Data block:
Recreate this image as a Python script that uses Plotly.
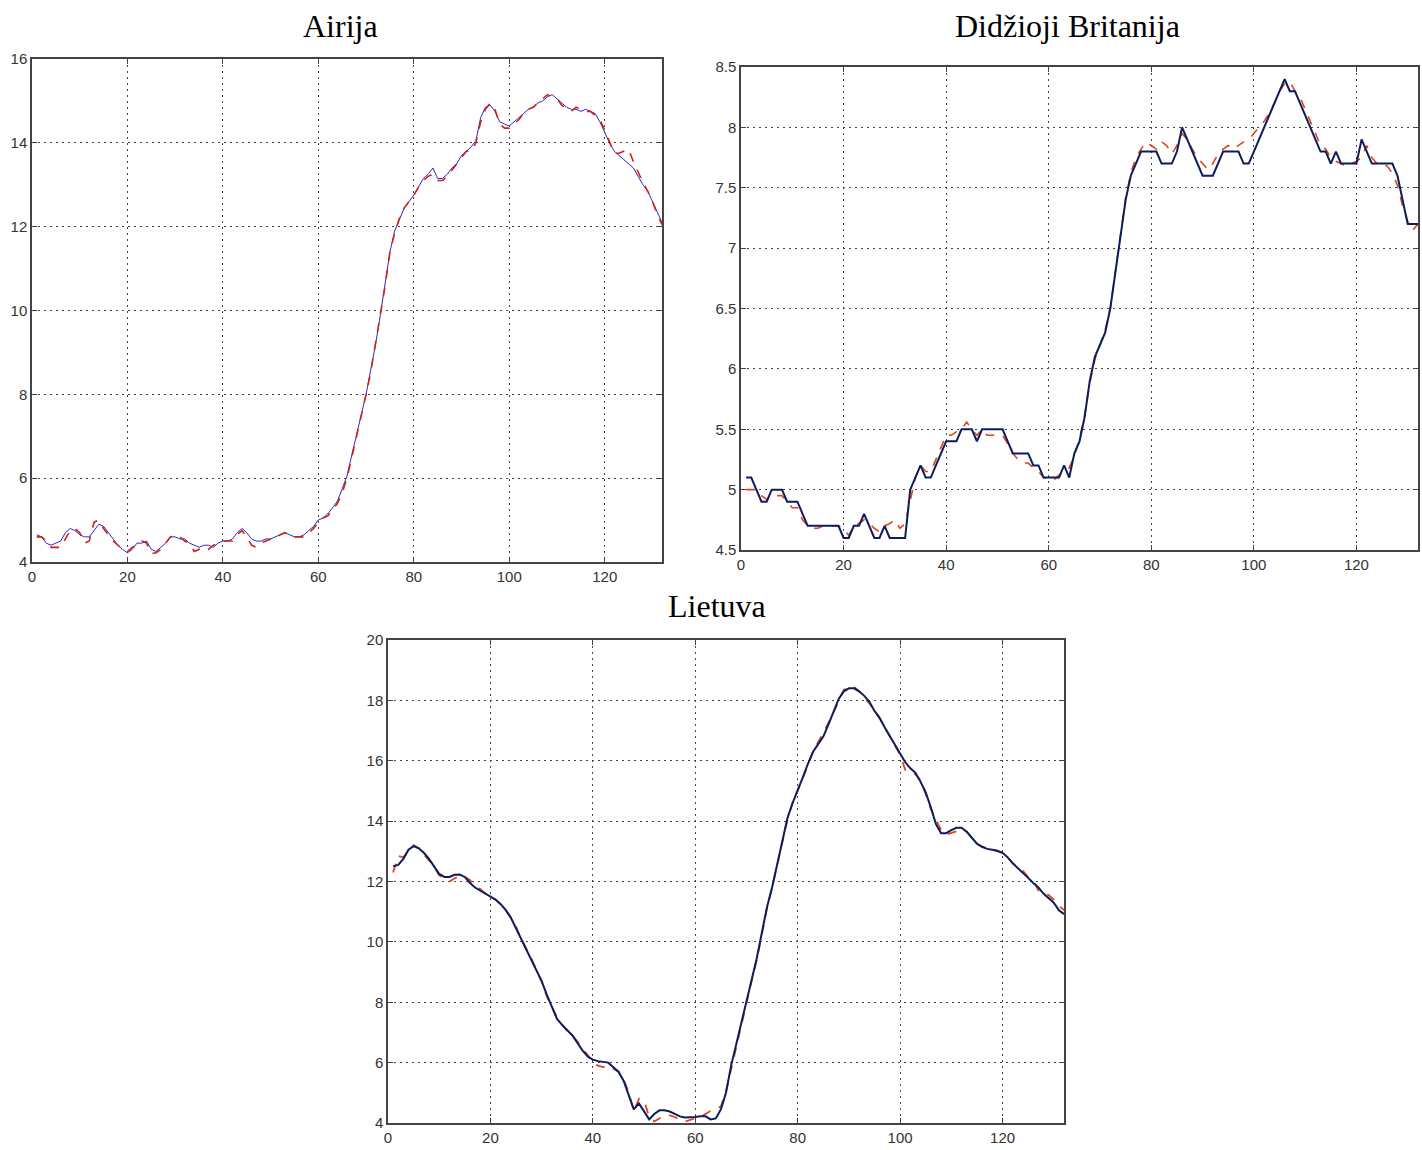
import plotly.graph_objects as go

x_vals = list(range(1, 133))

# Airija
air_actual = [4.65,4.6,4.45,4.4,4.45,4.5,4.7,4.8,4.75,4.65,4.6,4.6,4.75,4.9,4.85,4.7,4.55,4.4,4.3,4.22,
              4.3,4.45,4.45,4.5,4.3,4.25,4.35,4.45,4.6,4.6,4.55,4.55,4.45,4.4,4.35,4.4,4.4,4.35,4.45,4.5,
              4.5,4.55,4.7,4.8,4.7,4.55,4.5,4.5,4.55,4.55,4.6,4.65,4.7,4.65,4.6,4.6,4.65,4.75,4.85,5.0,
              5.05,5.15,5.3,5.45,5.75,6.05,6.55,7.05,7.5,8.0,8.6,9.2,9.9,10.7,11.4,11.9,12.2,12.45,12.6,12.75,
              12.95,13.15,13.25,13.4,13.15,13.15,13.25,13.4,13.5,13.7,13.8,13.9,14.05,14.6,14.85,14.9,14.75,14.5,14.45,14.4,
              14.5,14.6,14.7,14.8,14.85,14.95,15.0,15.1,15.15,15.05,14.95,14.85,14.8,14.8,14.75,14.8,14.75,14.7,14.5,14.25,
              14.0,13.8,13.7,13.6,13.5,13.4,13.2,13.0,12.85,12.6,12.35,12.1]
air_model = [4.6,4.6,4.5,4.35,4.35,4.35,4.55,4.75,4.8,4.7,4.45,4.5,4.95,5.0,4.8,4.65,4.5,4.4,4.3,4.25,
             4.35,4.4,4.5,4.45,4.2,4.22,4.3,4.45,4.6,4.65,4.6,4.5,4.45,4.25,4.3,4.35,4.3,4.4,4.45,4.5,
             4.5,4.5,4.65,4.75,4.6,4.4,4.35,4.45,4.5,4.55,4.55,4.65,4.7,4.6,4.6,4.6,4.6,4.7,4.8,4.95,
             5.05,5.1,5.25,5.4,5.65,6.0,6.5,7.0,7.45,8.0,8.55,9.2,9.9,10.6,11.4,11.85,12.2,12.45,12.6,12.75,
             12.95,13.1,13.2,13.25,13.1,13.1,13.2,13.35,13.5,13.65,13.8,13.8,14.0,14.5,14.8,14.95,14.8,14.45,14.35,14.35,
             14.45,14.55,14.7,14.8,14.85,14.95,15.05,15.15,15.1,15.05,14.9,14.8,14.75,14.85,14.8,14.75,14.75,14.65,14.55,14.3,
             14.0,13.75,13.75,13.8,13.85,13.55,13.3,13.05,12.85,12.6,12.3,12.05]

# Didzioji Britanija
gb_actual = [5.1,5.1,5.0,4.9,4.9,5.0,5.0,5.0,4.9,4.9,4.9,4.8,4.7,4.7,4.7,4.7,4.7,4.7,4.7,4.6,
             4.6,4.7,4.7,4.8,4.7,4.6,4.6,4.7,4.6,4.6,4.6,4.6,5.0,5.1,5.2,5.1,5.1,5.2,5.3,5.4,
             5.4,5.4,5.5,5.5,5.5,5.4,5.5,5.5,5.5,5.5,5.5,5.4,5.3,5.3,5.3,5.3,5.2,5.2,5.1,5.1,
             5.1,5.1,5.2,5.1,5.3,5.4,5.6,5.9,6.1,6.2,6.3,6.5,6.8,7.1,7.4,7.6,7.7,7.8,7.8,7.8,
             7.8,7.7,7.7,7.7,7.8,8.0,7.9,7.8,7.7,7.6,7.6,7.6,7.7,7.8,7.8,7.8,7.8,7.7,7.7,7.8,
             7.9,8.0,8.1,8.2,8.3,8.4,8.3,8.3,8.2,8.1,8.0,7.9,7.8,7.8,7.7,7.8,7.7,7.7,7.7,7.7,
             7.9,7.8,7.7,7.7,7.7,7.7,7.7,7.6,7.4,7.2,7.2,7.2]
gb_model = [5.0,5.0,5.0,4.95,4.92,4.95,4.95,4.95,4.9,4.85,4.85,4.75,4.7,4.68,4.68,4.7,4.7,4.7,4.7,4.68,
            4.62,4.7,4.72,4.75,4.72,4.68,4.65,4.7,4.72,4.75,4.68,4.72,4.9,5.1,5.2,5.15,5.15,5.25,5.35,5.45,
            5.45,5.48,5.5,5.56,5.5,5.45,5.5,5.45,5.45,5.45,5.45,5.38,5.3,5.25,5.22,5.22,5.18,5.15,5.1,5.08,
            5.08,5.12,5.15,5.18,5.28,5.42,5.62,5.88,6.08,6.2,6.32,6.5,6.82,7.12,7.42,7.62,7.75,7.82,7.88,7.85,
            7.82,7.88,7.85,7.78,7.85,7.95,7.9,7.82,7.75,7.7,7.65,7.7,7.78,7.82,7.85,7.82,7.85,7.88,7.9,7.95,
            8.0,8.05,8.12,8.2,8.3,8.36,8.38,8.3,8.25,8.15,8.05,7.95,7.85,7.82,7.75,7.72,7.7,7.68,7.7,7.72,
            7.75,7.85,7.75,7.7,7.7,7.68,7.62,7.52,7.35,7.22,7.15,7.2]

# Lietuva
lt_actual = [12.5,12.55,12.75,13.05,13.17,13.1,12.95,12.75,12.5,12.25,12.15,12.15,12.22,12.23,12.15,11.95,11.8,11.7,11.6,11.5,
             11.4,11.25,11.05,10.8,10.45,10.1,9.8,9.45,9.1,8.7,8.25,7.85,7.45,7.25,7.08,6.9,6.65,6.4,6.2,6.1,
             6.05,6.03,6.0,5.85,5.7,5.4,4.9,4.45,4.65,4.4,4.12,4.3,4.42,4.42,4.38,4.3,4.22,4.18,4.18,4.2,
             4.22,4.22,4.12,4.15,4.45,5.0,5.9,6.6,7.4,8.1,8.75,9.45,10.3,11.15,11.8,12.6,13.35,14.1,14.6,15.0,
             15.45,15.9,16.3,16.55,16.8,17.2,17.65,18.05,18.3,18.4,18.4,18.3,18.15,17.95,17.65,17.42,17.1,16.8,16.5,16.2,
             15.95,15.75,15.6,15.3,14.95,14.45,13.9,13.6,13.6,13.7,13.78,13.78,13.65,13.45,13.25,13.15,13.08,13.05,13.02,12.95,
             12.8,12.6,12.45,12.3,12.12,11.95,11.8,11.6,11.45,11.3,11.05,10.92]
lt_model = [12.3,12.85,12.8,13.0,13.2,13.1,12.9,12.7,12.5,12.2,12.1,12.0,12.1,12.2,12.15,12.05,11.85,11.75,11.6,11.5,
            11.4,11.25,11.05,10.8,10.5,10.1,9.8,9.45,9.05,8.7,8.2,7.85,7.5,7.25,7.05,6.9,6.7,6.45,6.25,6.0,
            5.9,5.85,5.9,5.8,5.7,5.45,5.0,4.4,4.8,4.75,4.2,4.05,4.15,4.25,4.25,4.2,4.1,4.05,4.1,4.15,
            4.2,4.3,4.4,4.45,4.55,5.05,5.8,6.5,7.3,8.0,8.7,9.4,10.25,11.1,11.8,12.55,13.3,14.05,14.6,15.0,
            15.4,15.85,16.3,16.6,16.9,17.25,17.6,18.0,18.35,18.45,18.45,18.3,18.1,17.9,17.65,17.4,17.1,16.8,16.5,16.2,
            15.7,15.6,15.55,15.35,14.9,14.4,14.05,13.7,13.55,13.6,13.65,13.72,13.65,13.45,13.25,13.15,13.1,13.05,13.02,12.95,
            12.8,12.6,12.5,12.35,12.15,12.05,11.7,11.65,11.55,11.4,11.2,11.05]

titles = ["Airija", "Didžioji Britanija", "Lietuva"]
air_yticks = [4, 6, 8, 10, 12, 14, 16]
gb_yticks = [4.5, 5, 5.5, 6, 6.5, 7, 7.5, 8, 8.5]
gb_ytext = ["4.5", "5", "5.5", "6", "6.5", "7", "7.5", "8", "8.5"]
lt_yticks = [4, 6, 8, 10, 12, 14, 16, 18, 20]
x_ticks = [0, 20, 40, 60, 80, 100, 120]

W, H = 1422, 1150
fig = go.Figure()

# panel pixel boxes: (left, right, top, bottom)
boxes = [(32, 662, 59, 562), (741, 1418, 67, 550), (388, 1064, 640, 1123)]

def dom(b):
    l, r, t, bt = b
    return [l / W, r / W], [1 - bt / H, 1 - t / H]

# Airija
fig.add_trace(go.Scatter(x=x_vals, y=air_actual, mode="lines", line=dict(color="#2a2ac8", width=1),
                         xaxis="x", yaxis="y", showlegend=False))
fig.add_trace(go.Scatter(x=x_vals, y=air_model, mode="lines", line=dict(color="#d0201a", width=1.6, dash="dash"),
                         xaxis="x", yaxis="y", showlegend=False))
# GB
fig.add_trace(go.Scatter(x=x_vals, y=gb_model, mode="lines", line=dict(color="#e0441c", width=1.6, dash="dash"),
                         xaxis="x2", yaxis="y2", showlegend=False))
fig.add_trace(go.Scatter(x=x_vals, y=gb_actual, mode="lines", line=dict(color="#0c1c5c", width=2),
                         xaxis="x2", yaxis="y2", showlegend=False))
# LT
fig.add_trace(go.Scatter(x=x_vals, y=lt_model, mode="lines", line=dict(color="#e0441c", width=1.8, dash="dash"),
                         xaxis="x3", yaxis="y3", showlegend=False))
fig.add_trace(go.Scatter(x=x_vals, y=lt_actual, mode="lines", line=dict(color="#0c1c5c", width=2),
                         xaxis="x3", yaxis="y3", showlegend=False))

tickfont = dict(family="Liberation Sans, Arial, sans-serif", size=15, color="#333333")
axcommon = dict(showline=True, linecolor="#444444", linewidth=1.5, mirror="ticks", ticks="inside",
                ticklen=5, tickcolor="#444444", showgrid=True, gridcolor="#444444", griddash="2px,4px",
                gridwidth=1, zeroline=False, tickfont=tickfont, fixedrange=True, automargin=False)

yconf = [(air_yticks, [str(v) for v in air_yticks], [4, 16]),
         (gb_yticks, gb_ytext, [4.5, 8.5]),
         (lt_yticks, [str(v) for v in lt_yticks], [4, 20])]

layout = {}
for i, b in enumerate(boxes):
    xd, yd = dom(b)
    sx = "" if i == 0 else str(i + 1)
    layout["xaxis" + sx] = dict(domain=xd, range=[0, 132], tickvals=x_ticks,
                                ticktext=[str(v) for v in x_ticks], anchor="y" + sx, **axcommon)
    tv, tt, rg = yconf[i]
    layout["yaxis" + sx] = dict(domain=yd, range=rg, tickvals=tv, ticktext=tt, anchor="x" + sx, **axcommon)

fig.update_layout(**layout)

title_pos = [(340, 26), (1067, 26), (717, 606)]
for t, (px, py) in zip(titles, title_pos):
    fig.add_annotation(x=px / W, y=1 - py / H, xref="paper", yref="paper", text=t, showarrow=False,
                       xanchor="center", yanchor="middle",
                       font=dict(family="Liberation Serif, Times New Roman, serif", size=32, color="#000000"))

fig.update_layout(width=W, height=H, margin=dict(l=0, r=0, t=0, b=0, pad=0, autoexpand=False),
                  plot_bgcolor="white", paper_bgcolor="white", showlegend=False)

fig.write_html("out.html", post_script="document.body.style.margin='0';document.body.style.overflow='hidden';")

Exercise directions: Every line from the start of the listing above through the line with "x_vals = list(range(1, 133))" should be repeated exactly; skip the pictures and add nothing else.

Solution for this problem:
Recreate this image as a Python script that uses Plotly.
import plotly.graph_objects as go

x_vals = list(range(1, 133))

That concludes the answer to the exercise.